**Stated task**.
Print word for word the first line of the listing below and every line after it, through the line with "from matplotlib.ticker import". Leave out the pictures and the rest.

***** Stored data

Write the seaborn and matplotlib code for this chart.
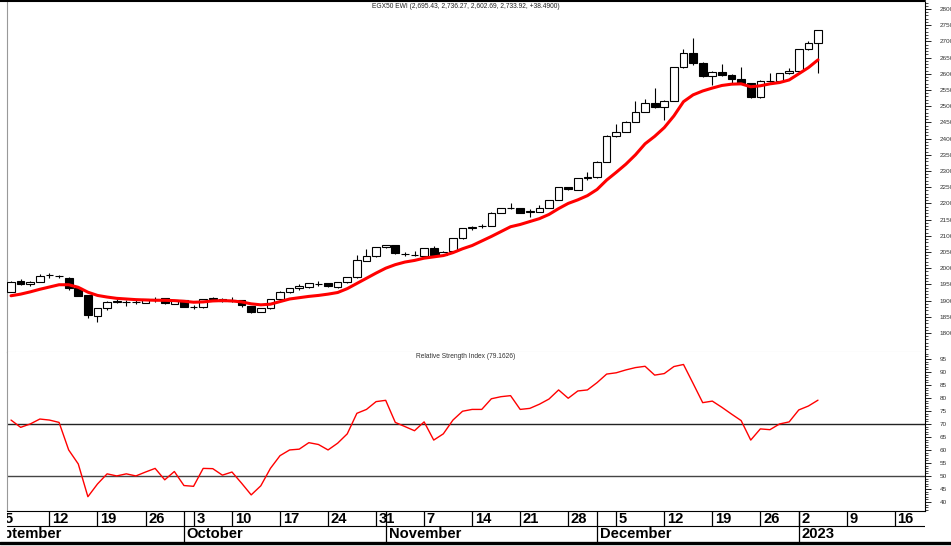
import numpy as np
import pandas as pd
import matplotlib
matplotlib.use("Agg")
import matplotlib.pyplot as plt
import seaborn as sns
from matplotlib.lines import Line2D
from matplotlib.ticker import MultipleLocator, FixedLocator

sns.set_theme(style="white")
plt.rcParams["font.family"] = ["Liberation Sans", "DejaVu Sans"]

# ----------------------------------------------------------
# data (EGX50 EWI daily, Egyptian trading week Sun-Thu)
# ----------------------------------------------------------
holidays = ["2022-10-06", "2023-01-01"]
first_day = "2022-09-06"
last_day = "2023-01-04"

opens = [1928, 1960, 1950, 1957, 1978, 1976, 1969, 1938, 1917, 1852,
         1876, 1896, 1896, 1896, 1894, 1905, 1907, 1891, 1902, 1880,
         1879, 1906, 1905, 1900, 1902, 1883, 1866, 1876, 1904, 1926,
         1940, 1941, 1951, 1953, 1941, 1956, 1972, 2023, 2037, 2064,
         2071, 2045, 2042, 2038, 2061, 2041, 2053, 2092, 2124, 2130,
         2130, 2171, 2186, 2185, 2175, 2175, 2187, 2210, 2250, 2241,
         2279, 2280, 2329, 2408, 2421, 2452, 2483, 2509, 2497, 2517,
         2620, 2665, 2634, 2593, 2607, 2596, 2583, 2571, 2527, 2578,
         2579, 2602, 2610, 2676, 2695.43]
highs = [1960, 1966, 1961, 1981, 1986, 1979, 1974, 1938, 1918, 1877,
         1900, 1904, 1902, 1904, 1905, 1912, 1908, 1902, 1903, 1886,
         1906, 1912, 1907, 1912, 1903, 1884, 1877, 1906, 1929, 1940,
         1951, 1955, 1960, 1955, 1957, 1974, 2041, 2058, 2066, 2073,
         2073, 2051, 2052, 2062, 2068, 2052, 2093, 2125, 2130, 2136,
         2173, 2187, 2202, 2187, 2182, 2195, 2212, 2252, 2252, 2279,
         2297, 2331, 2410, 2445, 2454, 2517, 2521, 2555, 2519, 2622,
         2676, 2710, 2636, 2609, 2630, 2598, 2620, 2573, 2581, 2601,
         2604, 2617, 2678, 2702, 2736.27]
lows = [1926, 1948, 1946, 1956, 1971, 1969, 1933, 1914, 1845, 1835,
        1872, 1892, 1883, 1890, 1893, 1897, 1889, 1890, 1879, 1873,
        1876, 1902, 1897, 1897, 1881, 1863, 1865, 1875, 1903, 1925,
        1933, 1940, 1946, 1943, 1940, 1955, 1971, 2022, 2036, 2062,
        2044, 2038, 2037, 2037, 2040, 2040, 2052, 2091, 2118, 2123,
        2129, 2170, 2182, 2170, 2159, 2174, 2186, 2209, 2242, 2240,
        2273, 2279, 2328, 2406, 2420, 2451, 2482, 2495, 2457, 2516,
        2619, 2627, 2591, 2565, 2594, 2573, 2569, 2525, 2525, 2576,
        2577, 2600, 2608, 2674, 2602.69]
closes = [1958, 1951, 1957, 1976, 1980, 1975, 1938, 1915, 1856, 1876,
          1897, 1899, 1895, 1896, 1904, 1904, 1892, 1901, 1881, 1881,
          1904, 1907, 1899, 1900, 1886, 1866, 1876, 1904, 1927, 1938,
          1944, 1953, 1952, 1945, 1956, 1972, 2025, 2037, 2064, 2071,
          2046, 2044, 2041, 2061, 2041, 2051, 2092, 2123, 2127, 2130,
          2171, 2185, 2187, 2171, 2175, 2187, 2210, 2250, 2244, 2277,
          2280, 2329, 2408, 2421, 2452, 2483, 2509, 2497, 2517, 2620,
          2665, 2634, 2593, 2607, 2596, 2583, 2571, 2527, 2579, 2579,
          2602, 2610, 2676, 2696, 2733.92]
moving_avg = [1915, 1920, 1927, 1935, 1942, 1949, 1949, 1941, 1926, 1916,
              1911, 1907, 1905, 1903, 1902, 1901, 1901, 1900, 1898, 1895,
              1896, 1899, 1900, 1899, 1896, 1890, 1887, 1889, 1897, 1905,
              1909, 1913, 1916, 1920, 1925, 1937, 1953, 1969, 1985, 2000,
              2011, 2019, 2024, 2031, 2035, 2039, 2048, 2060, 2070, 2084,
              2098, 2113, 2128, 2135, 2144, 2153, 2166, 2184, 2200, 2211,
              2224, 2243, 2272, 2296, 2321, 2350, 2384, 2407, 2434, 2470,
              2514, 2535, 2547, 2556, 2564, 2568, 2569, 2560, 2563, 2569,
              2573, 2581, 2600, 2619, 2643]
rsi = [71.5, 68.7, 70.0, 71.9, 71.5, 70.6, 60.0, 54.6, 42.0, 46.9,
       50.8, 50.0, 50.8, 50.0, 51.5, 52.9, 48.5, 51.7, 46.3, 46.0,
       52.9, 52.8, 50.3, 51.5, 47.2, 42.7, 46.2, 52.9, 57.8, 60.0,
       60.3, 62.8, 62.1, 60.0, 62.6, 66.2, 74.1, 75.6, 78.6, 79.1,
       70.6, 69.0, 67.4, 70.8, 63.8, 66.2, 71.5, 74.9, 75.6, 75.6,
       79.7, 80.5, 80.9, 75.6, 76.0, 77.6, 79.6, 83.1, 79.9, 82.7,
       83.1, 85.9, 89.2, 89.7, 90.8, 91.7, 92.2, 88.8, 89.4, 92.1,
       92.9, 85.6, 78.2, 78.8, 76.4, 73.8, 71.3, 63.8, 68.1, 67.8,
       70.0, 70.8, 75.4, 76.9, 79.1626]
month_labels = ["September", "October", "November", "December", "2023"]
price_ticks = list(range(1800, 2801, 50))
rsi_ticks = list(range(40, 96, 5))

price_title = "EGX50 EWI (2,695.43, 2,736.27, 2,602.69, 2,733.92, +38.4900)"
rsi_title = "Relative Strength Index (79.1626)"

# ----------------------------------------------------------
# trading-day positions
# ----------------------------------------------------------
calendar = pd.bdate_range("2022-09-01", "2023-01-20", freq="C",
                          weekmask="Sun Mon Tue Wed Thu", holidays=holidays)
base = calendar.get_loc(pd.Timestamp(first_day))
dates = calendar[(calendar >= first_day) & (calendar <= last_day)]

df = pd.DataFrame({
    "date": dates,
    "pos": [calendar.get_loc(d) - base for d in dates],
    "open": opens, "high": highs, "low": lows, "close": closes,
    "ma": moving_avg, "rsi": rsi,
})
df["up"] = df["close"] >= df["open"]

mondays = pd.date_range("2022-09-05", "2023-01-16", freq="W-MON")
week_pos = [calendar.get_loc(d) - base for d in mondays]
month_first = calendar.to_series().groupby(calendar.to_period("M")).first()
month_pos = [calendar.get_loc(d) - base for d in month_first]

# ----------------------------------------------------------
# figure layout (pixel based)
# ----------------------------------------------------------
W, H = 951, 546
fig = plt.figure(figsize=(W / 100, H / 100), dpi=100, facecolor="white")

def px_axes(x0, y0, x1, y1):
    return fig.add_axes([x0 / W, 1 - y1 / H, (x1 - x0) / W, (y1 - y0) / H])

ax_p = px_axes(7, 2, 925, 352)
ax_r = px_axes(7, 352, 925, 511)
ax_d = px_axes(7, 511, 925, 542)

xlim = (-0.42, 95.14)
for ax in (ax_p, ax_r, ax_d):
    ax.set_xlim(*xlim)
    ax.set_facecolor("white")

# ----------------------------------------------------------
# price panel
# ----------------------------------------------------------
body_lo = df[["open", "close"]].min(axis=1)
body_h = (df["close"] - df["open"]).abs().clip(lower=1.0)

ax_p.vlines(df["pos"], df["low"], df["high"], color="black", lw=0.8, zorder=2)
ax_p.bar(df["pos"], body_h, bottom=body_lo, width=0.8,
         color=np.where(df["up"], "white", "black"),
         edgecolor="black", linewidth=0.8, zorder=3)
sns.lineplot(data=df, x="pos", y="ma", ax=ax_p, color="#ff0000", lw=2.2,
             zorder=4)

ax_p.set_ylim(1741.4, 2821.6)
ax_p.yaxis.set_major_locator(FixedLocator(price_ticks))
ax_p.yaxis.set_minor_locator(MultipleLocator(10))
ax_p.text(0.5, 1 - 5 / 350, price_title, transform=ax_p.transAxes,
          ha="center", va="center", fontsize=4.8, color="#222222")

# ----------------------------------------------------------
# RSI panel
# ----------------------------------------------------------
ax_r.axhline(70, color="#222222", lw=1.0, zorder=1)
ax_r.axhline(50, color="#444444", lw=1.0, zorder=1)
sns.lineplot(data=df, x="pos", y="rsi", ax=ax_r, color="#ff0000", lw=1.0,
             zorder=3)
ax_r.set_ylim(36.5, 97.7)
ax_r.yaxis.set_major_locator(FixedLocator(rsi_ticks))
ax_r.yaxis.set_minor_locator(MultipleLocator(1))
ax_r.text(0.5, 1 - 5 / 159, rsi_title, transform=ax_r.transAxes,
          ha="center", va="center", fontsize=4.8, color="#333333")

for ax in (ax_p, ax_r):
    ax.set_xlabel("")
    ax.set_ylabel("")
    ax.yaxis.tick_right()
    ax.tick_params(axis="x", bottom=False, labelbottom=False)
    ax.tick_params(axis="y", which="major", right=True, left=False,
                   direction="out", length=4.5, width=0.6, pad=6,
                   labelsize=4.6, labelcolor="#333333", color="black")
    ax.tick_params(axis="y", which="minor", right=True, left=False,
                   direction="out", length=2.2, width=0.5, color="black")
    ax.spines["left"].set_color("#999999")
    ax.spines["left"].set_linewidth(0.8)
    ax.spines["right"].set_color("black")
    ax.spines["right"].set_linewidth(0.8)
    ax.grid(False)

ax_p.spines["top"].set_visible(False)
ax_p.spines["bottom"].set_color("#cccccc")
ax_p.spines["bottom"].set_linewidth(0.8)
ax_r.spines["top"].set_visible(False)
ax_r.spines["bottom"].set_color("black")
ax_r.spines["bottom"].set_linewidth(0.8)

# ----------------------------------------------------------
# date rows
# ----------------------------------------------------------
ax_d.set_ylim(0, 31)
ax_d.axis("off")
ax_d.axhline(16, color="black", lw=0.8)
ax_d.vlines(week_pos, 16, 31, color="black", lw=0.9)
ax_d.vlines(month_pos, 0, 31, color="black", lw=0.9)
for p, d in zip(week_pos, mondays):
    ax_d.text(p + 0.28, 23.2, str(d.day), ha="left", va="center",
              fontsize=10.6, fontweight="bold", color="black", clip_on=True)
for p, lab in zip(month_pos, month_labels):
    ax_d.text(p + 0.3, 7.8, lab, ha="left", va="center",
              fontsize=10.6, fontweight="bold", color="black", clip_on=True)

# frame lines across the figure
fig.add_artist(Line2D([0, 925 / W], [1 - 1 / H] * 2, color="black", lw=1.5))
fig.add_artist(Line2D([0, 1], [3 / H] * 2, color="black", lw=2.4))

fig.savefig("out.png", dpi=100, facecolor="white")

**********

**Answer below**.
Write the seaborn and matplotlib code for this chart.
import numpy as np
import pandas as pd
import matplotlib
matplotlib.use("Agg")
import matplotlib.pyplot as plt
import seaborn as sns
from matplotlib.lines import Line2D
from matplotlib.ticker import MultipleLocator, FixedLocator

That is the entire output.